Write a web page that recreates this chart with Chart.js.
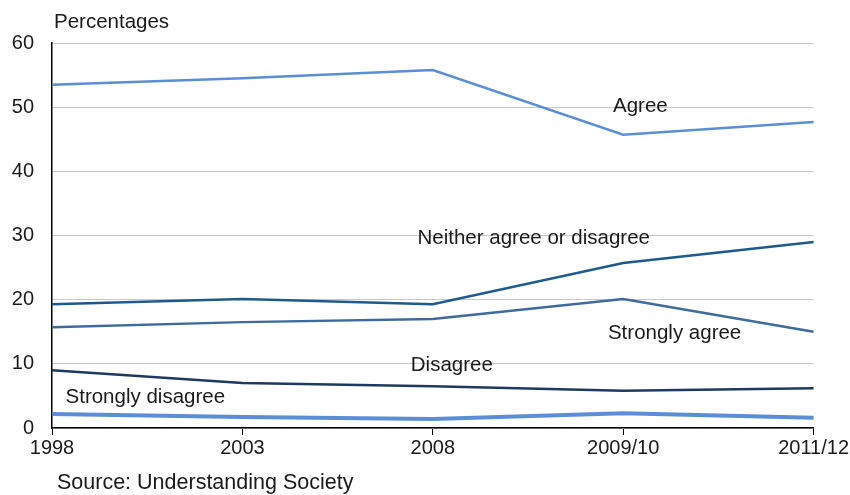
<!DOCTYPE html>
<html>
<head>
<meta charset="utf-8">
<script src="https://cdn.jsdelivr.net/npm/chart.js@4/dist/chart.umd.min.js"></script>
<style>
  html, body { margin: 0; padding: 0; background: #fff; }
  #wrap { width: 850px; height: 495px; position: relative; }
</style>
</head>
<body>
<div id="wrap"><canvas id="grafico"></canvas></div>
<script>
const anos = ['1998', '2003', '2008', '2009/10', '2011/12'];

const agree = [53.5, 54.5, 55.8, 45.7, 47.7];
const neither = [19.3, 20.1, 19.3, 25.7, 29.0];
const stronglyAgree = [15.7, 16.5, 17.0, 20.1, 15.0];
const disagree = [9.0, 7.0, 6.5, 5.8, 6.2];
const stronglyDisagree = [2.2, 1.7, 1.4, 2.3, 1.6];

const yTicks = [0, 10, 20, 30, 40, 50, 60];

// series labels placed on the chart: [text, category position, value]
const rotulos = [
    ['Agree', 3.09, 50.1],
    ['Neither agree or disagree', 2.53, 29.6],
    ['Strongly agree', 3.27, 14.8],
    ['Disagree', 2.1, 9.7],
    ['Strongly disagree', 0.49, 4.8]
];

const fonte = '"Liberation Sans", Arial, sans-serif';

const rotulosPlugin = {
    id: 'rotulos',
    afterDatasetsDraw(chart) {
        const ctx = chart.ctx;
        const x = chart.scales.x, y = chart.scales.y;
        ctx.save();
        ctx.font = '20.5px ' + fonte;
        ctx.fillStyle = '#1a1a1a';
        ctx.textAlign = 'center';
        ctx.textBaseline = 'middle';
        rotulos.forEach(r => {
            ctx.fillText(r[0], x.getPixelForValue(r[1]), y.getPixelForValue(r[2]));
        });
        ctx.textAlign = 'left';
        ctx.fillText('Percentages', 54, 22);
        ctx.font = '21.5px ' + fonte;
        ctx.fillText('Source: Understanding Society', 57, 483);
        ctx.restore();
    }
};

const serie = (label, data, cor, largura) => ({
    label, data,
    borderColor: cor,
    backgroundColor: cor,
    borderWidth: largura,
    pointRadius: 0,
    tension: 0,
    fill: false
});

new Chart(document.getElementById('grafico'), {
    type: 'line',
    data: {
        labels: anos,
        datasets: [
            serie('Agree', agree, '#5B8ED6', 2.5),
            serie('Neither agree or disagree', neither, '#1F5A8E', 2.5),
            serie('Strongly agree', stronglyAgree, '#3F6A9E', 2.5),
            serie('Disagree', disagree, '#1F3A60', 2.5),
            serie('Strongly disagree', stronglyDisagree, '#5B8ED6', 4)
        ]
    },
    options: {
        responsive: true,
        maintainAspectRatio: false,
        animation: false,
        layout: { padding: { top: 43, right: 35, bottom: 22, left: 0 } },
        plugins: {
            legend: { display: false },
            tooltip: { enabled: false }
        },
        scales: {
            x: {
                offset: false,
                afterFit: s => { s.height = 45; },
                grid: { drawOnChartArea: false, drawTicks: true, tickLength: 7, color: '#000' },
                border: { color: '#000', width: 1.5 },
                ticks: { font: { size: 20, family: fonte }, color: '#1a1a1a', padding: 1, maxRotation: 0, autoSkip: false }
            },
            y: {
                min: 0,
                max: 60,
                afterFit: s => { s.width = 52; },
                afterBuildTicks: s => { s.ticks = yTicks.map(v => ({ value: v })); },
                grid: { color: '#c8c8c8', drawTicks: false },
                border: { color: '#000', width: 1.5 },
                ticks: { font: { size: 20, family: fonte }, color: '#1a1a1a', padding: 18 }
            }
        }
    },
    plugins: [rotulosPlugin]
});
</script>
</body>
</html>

Problem
Restate exactly, please, only the lines between the start of the data and the line containing "const yTicks = [0, 10, 20, 30, 40, 50, 60];", both ends included, skipping the pictures.

Result
Write a web page that recreates this chart with Chart.js.
<!DOCTYPE html>
<html>
<head>
<meta charset="utf-8">
<script src="https://cdn.jsdelivr.net/npm/chart.js@4/dist/chart.umd.min.js"></script>
<style>
  html, body { margin: 0; padding: 0; background: #fff; }
  #wrap { width: 850px; height: 495px; position: relative; }
</style>
</head>
<body>
<div id="wrap"><canvas id="grafico"></canvas></div>
<script>
const anos = ['1998', '2003', '2008', '2009/10', '2011/12'];

const agree = [53.5, 54.5, 55.8, 45.7, 47.7];
const neither = [19.3, 20.1, 19.3, 25.7, 29.0];
const stronglyAgree = [15.7, 16.5, 17.0, 20.1, 15.0];
const disagree = [9.0, 7.0, 6.5, 5.8, 6.2];
const stronglyDisagree = [2.2, 1.7, 1.4, 2.3, 1.6];

const yTicks = [0, 10, 20, 30, 40, 50, 60];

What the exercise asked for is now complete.